### TASK INPUTS ###

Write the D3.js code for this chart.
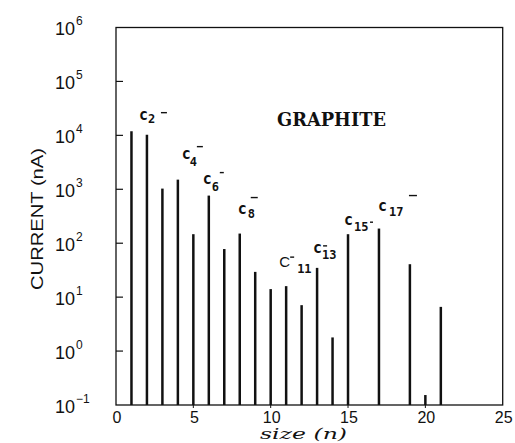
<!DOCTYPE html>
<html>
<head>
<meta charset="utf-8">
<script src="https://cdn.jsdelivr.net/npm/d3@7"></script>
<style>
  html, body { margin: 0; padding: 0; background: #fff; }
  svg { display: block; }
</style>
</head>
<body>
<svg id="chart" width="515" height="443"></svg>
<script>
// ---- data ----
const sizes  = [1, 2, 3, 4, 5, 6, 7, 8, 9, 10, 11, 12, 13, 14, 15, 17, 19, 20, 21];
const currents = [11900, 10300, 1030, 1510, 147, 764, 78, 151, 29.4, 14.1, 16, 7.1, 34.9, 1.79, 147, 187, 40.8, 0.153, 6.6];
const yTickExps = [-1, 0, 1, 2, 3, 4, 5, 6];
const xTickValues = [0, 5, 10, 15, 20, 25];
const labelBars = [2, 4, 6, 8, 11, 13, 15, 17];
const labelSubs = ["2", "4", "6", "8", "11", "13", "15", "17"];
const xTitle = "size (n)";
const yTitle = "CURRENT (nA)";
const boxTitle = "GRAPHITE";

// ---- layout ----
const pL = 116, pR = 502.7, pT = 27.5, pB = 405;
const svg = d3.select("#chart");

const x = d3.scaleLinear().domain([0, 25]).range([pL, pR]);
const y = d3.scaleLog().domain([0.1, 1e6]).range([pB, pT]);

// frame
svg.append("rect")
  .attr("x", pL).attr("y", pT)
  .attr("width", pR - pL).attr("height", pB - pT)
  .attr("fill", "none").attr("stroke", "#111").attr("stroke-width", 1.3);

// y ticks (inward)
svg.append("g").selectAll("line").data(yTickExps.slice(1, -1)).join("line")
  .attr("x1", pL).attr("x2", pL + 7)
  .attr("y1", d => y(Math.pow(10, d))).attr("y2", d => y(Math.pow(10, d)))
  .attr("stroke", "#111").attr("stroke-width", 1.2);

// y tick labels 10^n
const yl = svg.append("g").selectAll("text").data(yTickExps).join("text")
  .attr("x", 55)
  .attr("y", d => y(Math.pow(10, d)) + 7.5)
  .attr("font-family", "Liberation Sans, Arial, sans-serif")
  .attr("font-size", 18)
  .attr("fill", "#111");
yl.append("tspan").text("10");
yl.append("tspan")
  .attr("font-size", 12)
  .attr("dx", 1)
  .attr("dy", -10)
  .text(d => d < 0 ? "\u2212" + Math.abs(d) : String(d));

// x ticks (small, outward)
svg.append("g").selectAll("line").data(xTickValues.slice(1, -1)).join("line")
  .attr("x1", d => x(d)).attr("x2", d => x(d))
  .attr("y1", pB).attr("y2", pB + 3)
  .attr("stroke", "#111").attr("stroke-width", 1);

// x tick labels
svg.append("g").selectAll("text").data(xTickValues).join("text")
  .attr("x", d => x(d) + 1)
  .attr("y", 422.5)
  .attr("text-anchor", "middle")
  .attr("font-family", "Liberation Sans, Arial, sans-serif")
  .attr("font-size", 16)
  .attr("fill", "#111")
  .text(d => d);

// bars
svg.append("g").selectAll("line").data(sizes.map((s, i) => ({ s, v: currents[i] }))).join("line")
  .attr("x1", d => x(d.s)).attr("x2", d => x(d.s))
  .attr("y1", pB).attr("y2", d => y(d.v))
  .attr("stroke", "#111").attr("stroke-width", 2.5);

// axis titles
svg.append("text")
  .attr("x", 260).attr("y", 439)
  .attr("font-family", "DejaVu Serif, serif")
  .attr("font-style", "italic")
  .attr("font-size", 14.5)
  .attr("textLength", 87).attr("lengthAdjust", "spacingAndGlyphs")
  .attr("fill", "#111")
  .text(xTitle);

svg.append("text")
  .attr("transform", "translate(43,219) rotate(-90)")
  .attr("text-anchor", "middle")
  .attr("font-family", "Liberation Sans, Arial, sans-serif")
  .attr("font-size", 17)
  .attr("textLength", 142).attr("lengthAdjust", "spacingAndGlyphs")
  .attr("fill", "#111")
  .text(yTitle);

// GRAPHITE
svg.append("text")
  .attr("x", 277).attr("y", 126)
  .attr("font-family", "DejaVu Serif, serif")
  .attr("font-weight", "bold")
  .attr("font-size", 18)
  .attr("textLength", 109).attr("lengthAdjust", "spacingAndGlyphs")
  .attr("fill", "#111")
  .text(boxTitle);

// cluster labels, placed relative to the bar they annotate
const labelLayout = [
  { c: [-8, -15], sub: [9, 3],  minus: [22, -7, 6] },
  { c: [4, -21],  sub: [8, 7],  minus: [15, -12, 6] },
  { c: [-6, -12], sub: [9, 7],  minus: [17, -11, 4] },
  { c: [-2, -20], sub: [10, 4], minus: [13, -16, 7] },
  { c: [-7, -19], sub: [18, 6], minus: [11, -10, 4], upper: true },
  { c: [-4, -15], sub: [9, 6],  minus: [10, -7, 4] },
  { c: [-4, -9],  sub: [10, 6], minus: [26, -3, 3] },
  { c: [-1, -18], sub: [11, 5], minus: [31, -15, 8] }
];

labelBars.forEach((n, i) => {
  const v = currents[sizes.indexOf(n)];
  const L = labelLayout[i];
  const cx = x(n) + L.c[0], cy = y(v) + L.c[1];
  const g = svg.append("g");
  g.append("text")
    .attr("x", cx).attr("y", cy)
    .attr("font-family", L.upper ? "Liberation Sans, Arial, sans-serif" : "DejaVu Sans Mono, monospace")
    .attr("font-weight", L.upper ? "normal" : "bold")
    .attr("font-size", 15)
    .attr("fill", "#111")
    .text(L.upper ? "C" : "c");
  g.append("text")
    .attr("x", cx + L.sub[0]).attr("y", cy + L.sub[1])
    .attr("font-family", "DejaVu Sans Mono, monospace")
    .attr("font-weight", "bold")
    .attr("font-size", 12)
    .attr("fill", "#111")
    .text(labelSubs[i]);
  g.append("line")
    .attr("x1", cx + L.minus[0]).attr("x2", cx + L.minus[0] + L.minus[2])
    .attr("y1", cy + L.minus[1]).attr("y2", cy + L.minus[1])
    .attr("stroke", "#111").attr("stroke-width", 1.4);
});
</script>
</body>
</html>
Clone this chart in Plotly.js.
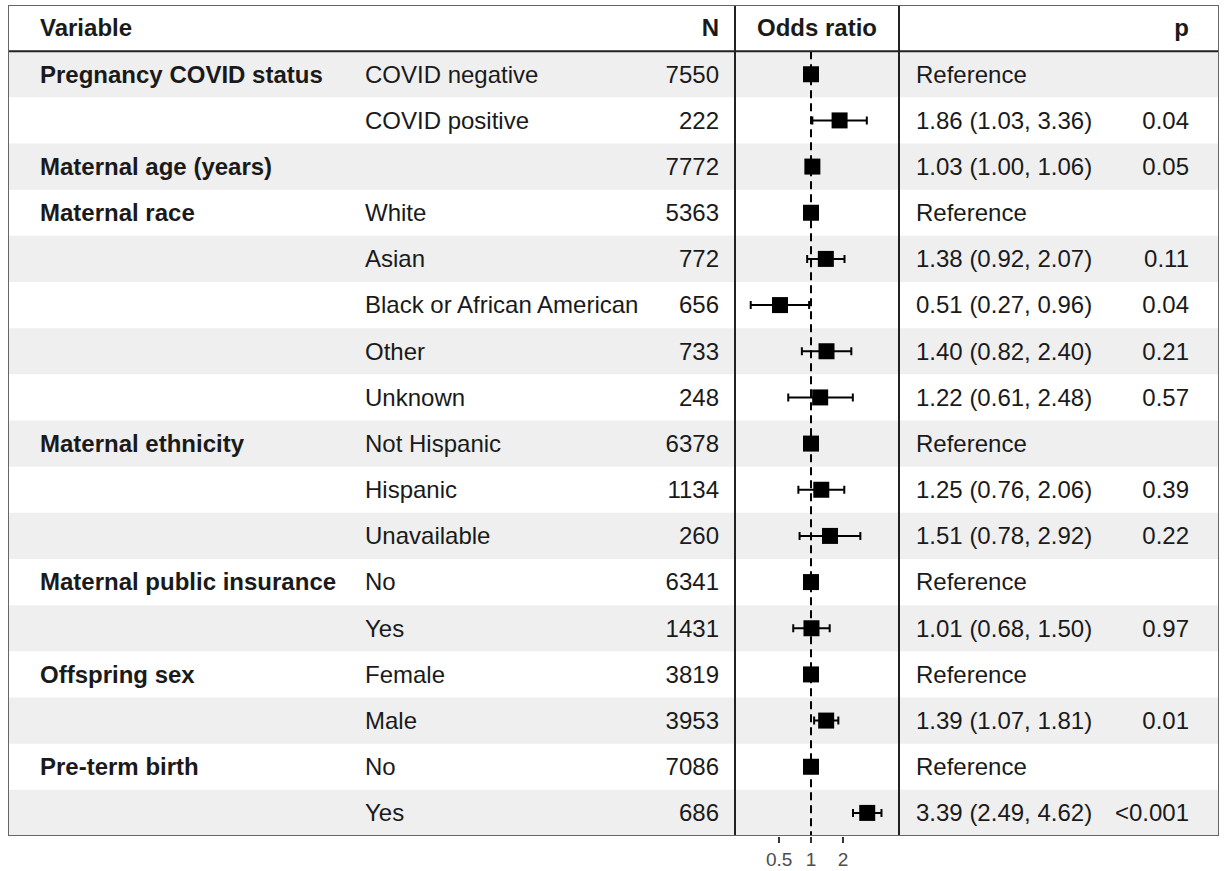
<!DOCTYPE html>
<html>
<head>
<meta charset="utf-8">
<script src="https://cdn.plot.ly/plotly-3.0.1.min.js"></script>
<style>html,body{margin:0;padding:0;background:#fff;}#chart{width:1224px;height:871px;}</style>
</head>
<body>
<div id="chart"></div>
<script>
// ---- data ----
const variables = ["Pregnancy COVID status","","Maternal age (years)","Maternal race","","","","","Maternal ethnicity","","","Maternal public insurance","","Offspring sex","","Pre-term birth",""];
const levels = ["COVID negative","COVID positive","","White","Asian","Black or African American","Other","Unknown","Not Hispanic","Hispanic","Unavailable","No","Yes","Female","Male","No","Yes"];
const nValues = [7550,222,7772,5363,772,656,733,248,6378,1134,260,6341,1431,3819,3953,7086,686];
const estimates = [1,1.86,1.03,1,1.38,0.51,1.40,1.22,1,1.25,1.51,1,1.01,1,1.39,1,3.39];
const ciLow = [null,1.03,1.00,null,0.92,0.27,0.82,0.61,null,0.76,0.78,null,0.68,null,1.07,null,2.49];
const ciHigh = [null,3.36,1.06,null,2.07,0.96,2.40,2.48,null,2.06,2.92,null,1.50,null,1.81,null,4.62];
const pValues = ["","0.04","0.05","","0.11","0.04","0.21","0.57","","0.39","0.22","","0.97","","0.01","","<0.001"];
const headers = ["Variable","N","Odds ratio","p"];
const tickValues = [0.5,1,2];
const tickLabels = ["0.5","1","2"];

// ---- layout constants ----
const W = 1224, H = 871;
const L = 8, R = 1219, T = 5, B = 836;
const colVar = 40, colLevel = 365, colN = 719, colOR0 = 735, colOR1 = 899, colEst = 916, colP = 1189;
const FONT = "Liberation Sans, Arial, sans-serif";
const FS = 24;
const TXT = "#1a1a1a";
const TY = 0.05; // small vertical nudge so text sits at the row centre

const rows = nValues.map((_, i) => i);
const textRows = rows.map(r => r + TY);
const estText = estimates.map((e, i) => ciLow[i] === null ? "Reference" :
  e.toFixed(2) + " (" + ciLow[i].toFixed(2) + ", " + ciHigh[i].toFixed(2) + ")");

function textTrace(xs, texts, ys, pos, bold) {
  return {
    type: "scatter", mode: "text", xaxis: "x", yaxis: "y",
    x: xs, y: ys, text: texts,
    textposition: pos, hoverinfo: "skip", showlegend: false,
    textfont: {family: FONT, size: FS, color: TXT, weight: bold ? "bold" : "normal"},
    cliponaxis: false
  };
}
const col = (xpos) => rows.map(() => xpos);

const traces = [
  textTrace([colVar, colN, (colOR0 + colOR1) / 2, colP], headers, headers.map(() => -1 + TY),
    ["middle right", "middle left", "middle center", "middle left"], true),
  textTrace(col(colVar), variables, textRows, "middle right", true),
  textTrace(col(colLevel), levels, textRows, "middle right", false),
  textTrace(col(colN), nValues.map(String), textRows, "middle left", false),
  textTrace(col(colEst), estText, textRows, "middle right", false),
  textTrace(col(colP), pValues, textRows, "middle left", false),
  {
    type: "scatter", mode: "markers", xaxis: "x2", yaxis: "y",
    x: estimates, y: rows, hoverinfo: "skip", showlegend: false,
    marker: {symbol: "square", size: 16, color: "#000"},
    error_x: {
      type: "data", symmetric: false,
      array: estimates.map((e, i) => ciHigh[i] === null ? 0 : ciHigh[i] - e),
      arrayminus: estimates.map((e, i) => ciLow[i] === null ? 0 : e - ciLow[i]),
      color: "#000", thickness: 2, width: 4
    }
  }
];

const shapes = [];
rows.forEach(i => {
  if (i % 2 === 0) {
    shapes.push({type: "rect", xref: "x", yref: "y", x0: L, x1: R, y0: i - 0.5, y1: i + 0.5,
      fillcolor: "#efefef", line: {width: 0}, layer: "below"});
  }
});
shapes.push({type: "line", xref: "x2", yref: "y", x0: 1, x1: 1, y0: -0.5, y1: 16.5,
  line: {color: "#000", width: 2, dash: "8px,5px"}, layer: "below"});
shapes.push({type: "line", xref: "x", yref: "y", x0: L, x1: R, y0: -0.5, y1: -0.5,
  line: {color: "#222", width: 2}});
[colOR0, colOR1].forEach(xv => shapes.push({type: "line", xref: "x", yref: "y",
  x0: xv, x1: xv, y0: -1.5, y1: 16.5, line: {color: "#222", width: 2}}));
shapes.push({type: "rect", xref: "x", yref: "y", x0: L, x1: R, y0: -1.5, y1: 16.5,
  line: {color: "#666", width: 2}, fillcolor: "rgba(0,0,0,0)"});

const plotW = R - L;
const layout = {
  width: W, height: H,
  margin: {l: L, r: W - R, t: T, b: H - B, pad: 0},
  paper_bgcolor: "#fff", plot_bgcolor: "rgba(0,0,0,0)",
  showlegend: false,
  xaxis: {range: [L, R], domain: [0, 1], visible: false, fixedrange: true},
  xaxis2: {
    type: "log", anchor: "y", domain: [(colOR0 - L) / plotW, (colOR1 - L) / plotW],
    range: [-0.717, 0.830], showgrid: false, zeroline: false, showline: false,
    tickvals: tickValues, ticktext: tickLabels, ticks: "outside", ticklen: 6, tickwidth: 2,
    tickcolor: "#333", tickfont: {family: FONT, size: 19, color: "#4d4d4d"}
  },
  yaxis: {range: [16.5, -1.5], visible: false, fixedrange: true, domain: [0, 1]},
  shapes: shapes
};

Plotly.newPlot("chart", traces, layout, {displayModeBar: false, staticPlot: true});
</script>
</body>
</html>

###

**WRITTEN INSTRUCTION:**
Repeat the lines of the listing above verbatim, beginning at its first line and ending at the line containing "const y = d3.scaleLog().domain([0.1, 1e6]).range([pB, pT]);", which is included. Omit pictures.

**THE RESULT:**
Write the D3.js code for this chart.
<!DOCTYPE html>
<html>
<head>
<meta charset="utf-8">
<script src="https://cdn.jsdelivr.net/npm/d3@7"></script>
<style>
  html, body { margin: 0; padding: 0; background: #fff; }
  svg { display: block; }
</style>
</head>
<body>
<svg id="chart" width="515" height="443"></svg>
<script>
// ---- data ----
const sizes  = [1, 2, 3, 4, 5, 6, 7, 8, 9, 10, 11, 12, 13, 14, 15, 17, 19, 20, 21];
const currents = [11900, 10300, 1030, 1510, 147, 764, 78, 151, 29.4, 14.1, 16, 7.1, 34.9, 1.79, 147, 187, 40.8, 0.153, 6.6];
const yTickExps = [-1, 0, 1, 2, 3, 4, 5, 6];
const xTickValues = [0, 5, 10, 15, 20, 25];
const labelBars = [2, 4, 6, 8, 11, 13, 15, 17];
const labelSubs = ["2", "4", "6", "8", "11", "13", "15", "17"];
const xTitle = "size (n)";
const yTitle = "CURRENT (nA)";
const boxTitle = "GRAPHITE";

// ---- layout ----
const pL = 116, pR = 502.7, pT = 27.5, pB = 405;
const svg = d3.select("#chart");

const x = d3.scaleLinear().domain([0, 25]).range([pL, pR]);
const y = d3.scaleLog().domain([0.1, 1e6]).range([pB, pT]);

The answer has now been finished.